About Workplace Harassment Protection Orders
The procedures on this page are for the employer to follow to keep a person away from the workplace. The individual who is the subject of the harassment may apply for a different kind of protection order depending on the behavior.
An employer can apply for a protection order against a person that is threatening or causing harm, bodily injury, or personal property damage at the workplace. The legal definition of acts that qualify is listed at NRS 33.240.
Employers may follow these steps to apply for a protection order in the workplace:
1. Notify the parties. The employer must usually notify the perpetrator and also the person who is the target of the harassment before filing.
2. Fill out the forms. There are 3 forms you will have to fill out to apply.
3. File the forms. File these at your local Justice Court.
4. Wait for a decision from the judge. You may or may not have a hearing with the judge.
5. File for an extended order (if needed). The order will be valid for 15 days. You can apply to extend the order longer if needed.
Learn more about each step below.
If the employer knows a specific person is the target of the harassment or threat, the employer must make a good faith effort to notify them of the intent to apply for a protection order.
The employer must also usually notify the person they are filing against (the "adverse party") of the intent to seek a protection order. This can by done verbally or in writing.
Fill out an application, a confidential information sheet, and a cover sheet for the court.
Application: This tells the judge about the person you want protection from and why. The other person will get a copy of this form later.
Confidential Information Sheet: This helps law enforcement locate and serve the other person if a protection order is granted. The other person will not see this form, so fill it out completely.
Cover Sheet: This gives the court the information needed to file your case.
There will be a fee to file the forms, which may vary among courts. You will also be required to post a bond. The purpose of the bond is to compensate the adverse party for costs and damages suffered in case the court determines a protection order was issued wrongfully.
File them at at your local Justice Court. If you are not sure where that is, visit Find My Court. Ask them about the filing fee and bond requirement.
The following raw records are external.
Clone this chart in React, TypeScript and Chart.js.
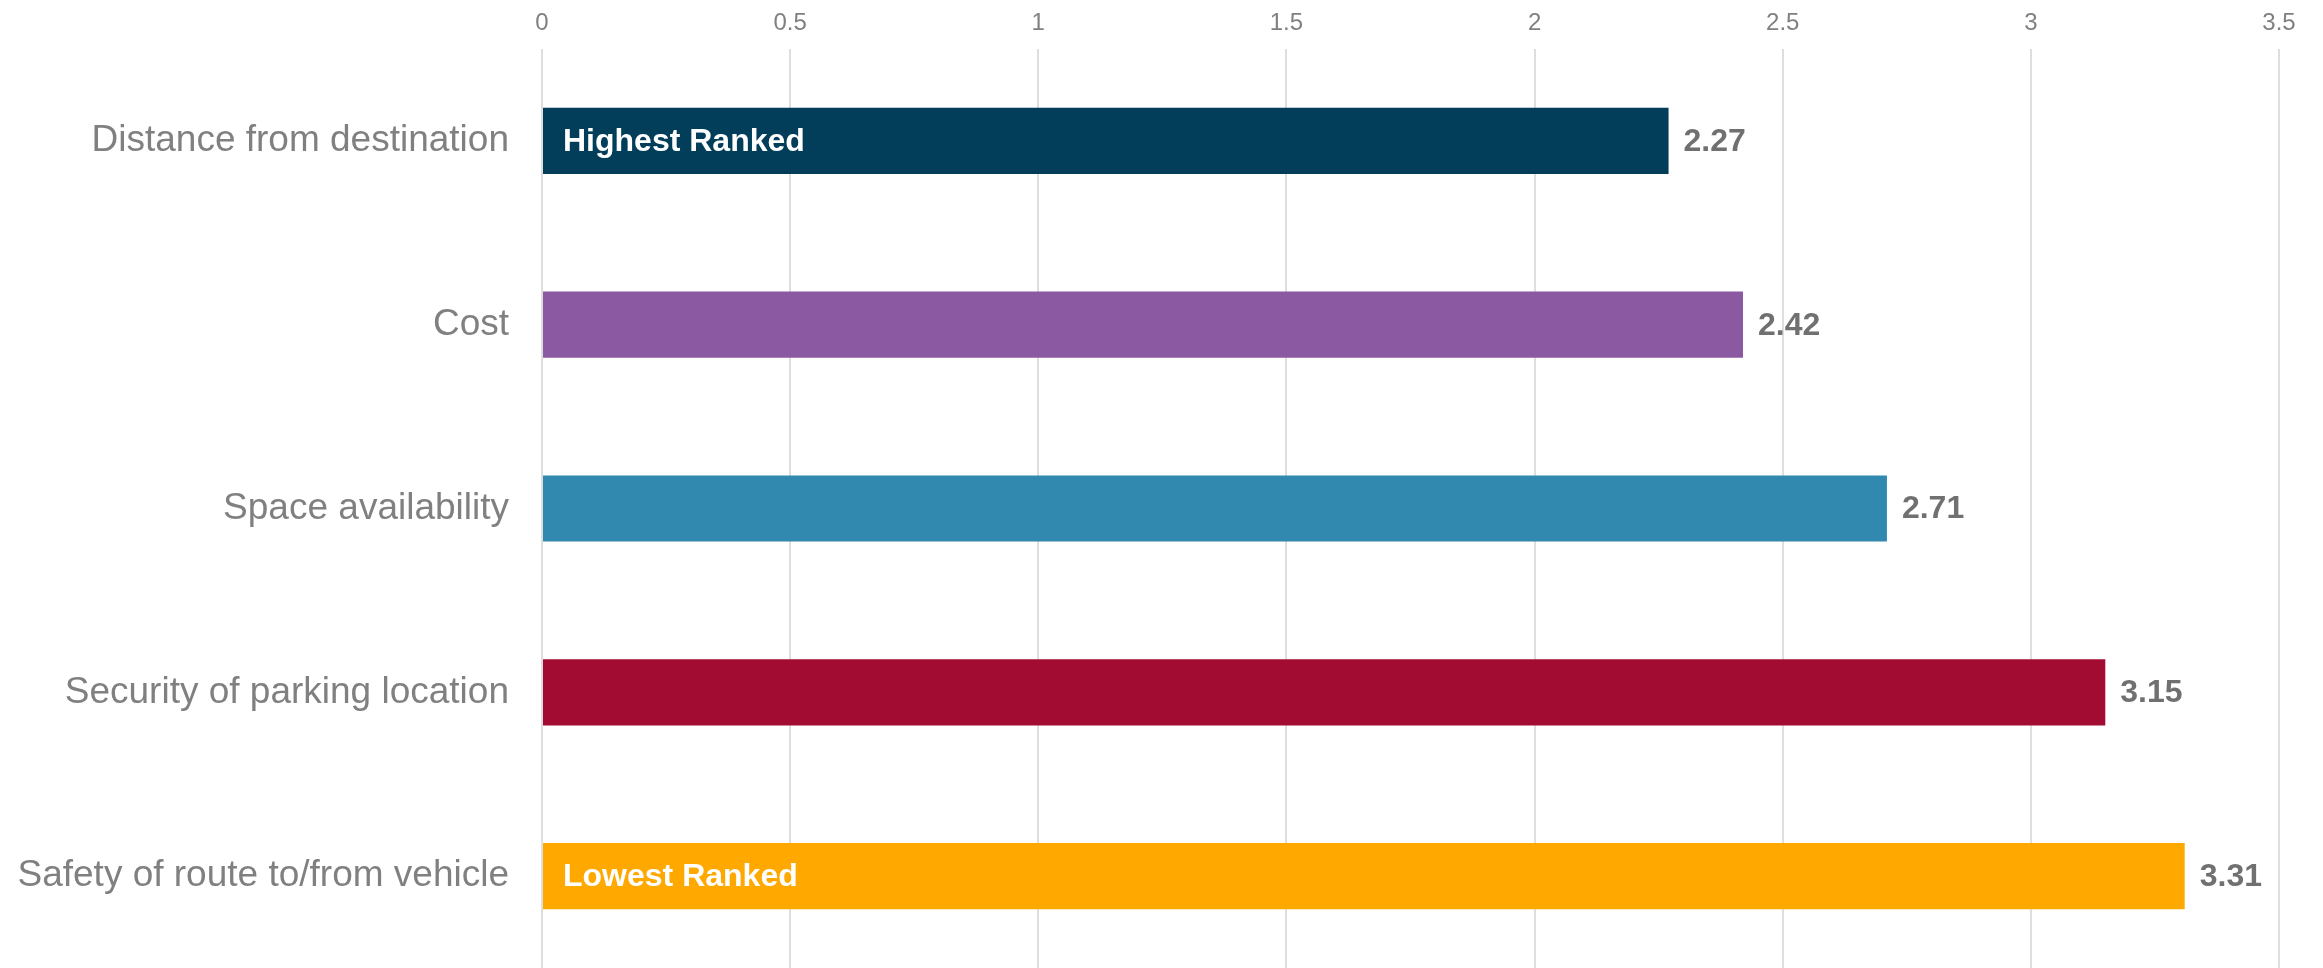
import React, { useEffect, useRef } from "react";
import { Chart, registerables } from "chart.js";

Chart.register(...registerables);

const categories = [
  "Distance from destination",
  "Cost",
  "Space availability",
  "Security of parking location",
  "Safety of route to/from vehicle",
];
const values = [2.27, 2.42, 2.71, 3.15, 3.31];
const barColors = ["#023E5A", "#8B59A1", "#3189B0", "#A20C32", "#FFA800"];
const innerLabels = ["Highest Ranked", "", "", "", "Lowest Ranked"];
const xMin = 0;
const xMax = 3.5;
const xStep = 0.5;

const FONT = "'Liberation Sans', Arial, sans-serif";
const W = 2323;
const H = 968;

const labelPlugin = {
  id: "barLabels",
  afterDatasetsDraw(chart: any) {
    const ctx = chart.ctx;
    const meta = chart.getDatasetMeta(0);
    ctx.save();
    ctx.textBaseline = "middle";
    meta.data.forEach((bar: any, i: number) => {
      ctx.font = `bold 32px ${FONT}`;
      ctx.fillStyle = "#707070";
      ctx.textAlign = "left";
      ctx.fillText(values[i].toFixed(2), bar.x + 15, bar.y + 1);
      if (innerLabels[i]) {
        ctx.fillStyle = "#FFFFFF";
        ctx.fillText(innerLabels[i], bar.base + 20, bar.y + 1);
      }
    });
    ctx.restore();
  },
};

export default function App() {
  const ref = useRef<HTMLCanvasElement | null>(null);
  useEffect(() => {
    if (!ref.current) return;
    const chart = new Chart(ref.current, {
      type: "bar",
      data: {
        labels: categories,
        datasets: [
          {
            data: values,
            backgroundColor: barColors,
            borderWidth: 0,
            barPercentage: 0.36,
            categoryPercentage: 1,
          },
        ],
      },
      plugins: [labelPlugin],
      options: {
        indexAxis: "y",
        animation: false,
        responsive: false,
        devicePixelRatio: 1,
        layout: { padding: { left: 0, right: 44, top: 0, bottom: 0 } },
        plugins: {
          legend: { display: false },
          tooltip: { enabled: false },
          title: { display: false },
        },
        scales: {
          x: {
            position: "top",
            min: xMin,
            max: xMax,
            ticks: {
              stepSize: xStep,
              padding: 11,
              color: "#808080",
              font: { family: FONT, size: 24 },
              callback: (v: any) => String(Number(v)),
            },
            grid: {
              color: "#DEDEDE",
              lineWidth: 2,
              drawTicks: false,
            },
            border: { display: false },
            afterFit: (scale: any) => {
              scale.height = 49;
              scale.paddingLeft = 0;
              scale.paddingRight = 0;
            },
          },
          y: {
            ticks: {
              padding: 33,
              color: "#808080",
              font: { family: FONT, size: 37 },
            },
            grid: { display: false, drawTicks: false },
            border: { display: false },
            afterFit: (scale: any) => {
              scale.width = 542;
              scale.paddingTop = 0;
              scale.paddingBottom = 0;
            },
          },
        },
      },
    } as any);
    return () => chart.destroy();
  }, []);
  return (
    <div
      style={{
        position: "absolute",
        left: 0,
        top: 0,
        width: W + "px",
        height: H + "px",
        background: "#fff",
        overflow: "hidden",
      }}
    >
      <canvas ref={ref} width={W} height={H} style={{ display: "block", width: W + "px", height: H + "px" }} />
    </div>
  );
}
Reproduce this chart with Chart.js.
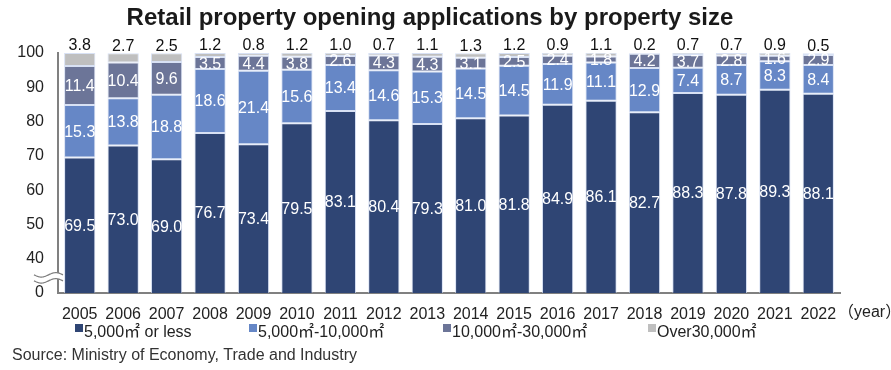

These cases are usually handled within a few days after you file. The judge has several options when reviewing your application:
- The judge could grant a protection order based just on your written application.
- The judge could set a hearing if the judge needs to ask more questions before deciding.
- The judge could deny the request.
The court should notify you of the decision once the judge has reviewed your application. If you do not hear anything within a few days, contact the court to find out the status of your application.
If the judge grants an order, law enforcement will serve the other party with copies of your application and the order.
The order will only be valid for 15 days. You may file for an extension if protection will be needed beyond 15 days.
If you need a protection order for longer than the initial 15 days, you can file an application for an extended order. The court will set a hearing for all parties to attend. The court may extend the order up to 1 year.